Grooming: Loss of liberty does not equal safety

Letters: We need an inquiry into sex abuse cases | Society | The Guardian

This letter from Anthony Stansfeld of Thames Valley police appeared in yesterday’s Guardian, and attributes the grooming and rape of girls in Oxford and elsewhere to the lack of supervision and safeguarding:

The problem is not only did people look the other way, but that the rules under which they operate can make safeguarding extremely difficult – that is what an inquiry needs to look into.

How can a pre-teenage girl in social care go missing 126 times? The answer is that her right to go to town and be groomed, then abused and raped, seems to have been regarded as more important than her being safeguarded. Until this is sorted out it is difficult for social services to do their job properly. Social care for pre-age-of-consent children must be looked into and proper rules established that makes their safeguarding easier.

The problem with this is that it overlooks the fact that care homes, boarding schools and other institutional ‘homes’ can be abusive places as well, as in fact can one’s own home. As I have written here before, my own boarding school was a dreadfully violent place and I suffered more violence there, from pupils and staff, than anywhere else I’ve been and certainly more than when I’ve been out walking in the country or in town (a narrow escape in Cairo, when I was an adult, excepted). When I was first there, as a second-year (now year 8) pupil, junior boys were not allowed out without an escort, ostensibly for safeguarding reasons, but the concern for my safety was hollow given that the school employed people who were violent and looked the other way from very public staff and pupil (including prefect) violence.

There have also been recent scandals in which care homes, boarding schools and rehabilitation units invited a celebrity in as an “honoured guest” only for him to abuse young girls. There was also an elderly vicar convicted this week of molesting children in a care home in Sussex in the 1960s and 70s; some of the victims tried to report it at the time but were beaten for doing so. There are many disabled adults who have reported that they were sexually abused at the special boarding schools they were required to attend until quite recently. I know two (both blind women, in different countries) myself. And as for “pre-age-of-consent” children, what happened to them was rape. Rape is still rape even after the age of consent.

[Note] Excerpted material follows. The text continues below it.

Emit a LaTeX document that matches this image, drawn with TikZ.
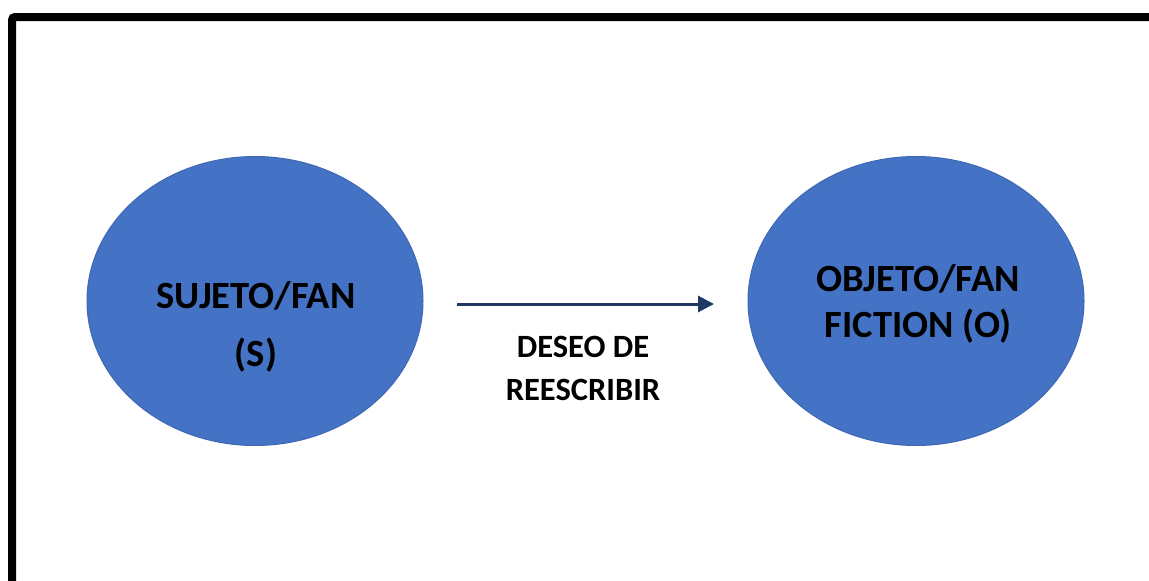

Besides, many children go out on their own, whether they are in care or not. I was allowed out by myself when I was about 10, mostly into Croydon; I travelled by bus to school for the first year of secondary school (as many children, boys and girls, do) and used to cycle on my own in the country the summer after that (that stopped when I went away to boarding school and was reduced to being an untrusted child again). The majority do not get groomed or raped. If a child shows signs of falling into the hands of these people (or says they are being abused when away from the home) then, yes, they need to be safeguarded and stopping them going out unsupervised is one way of doing this — for the police to stop the men chatting up children and supplying them with alcohol is another. To stop them going out is also to stop them going to the library, to their friends’ houses, to the shops, to the park, or to sit under a tree and read a book. It will stop them getting away from the noise of the home and possibly from arguments or bullying. Some children from 10 upwards are more mature than others and there is no need to deny this kind of freedom to everyone just because not everyone can be trusted or will benefit from it. If parents can make this distinction, care home staff should as well.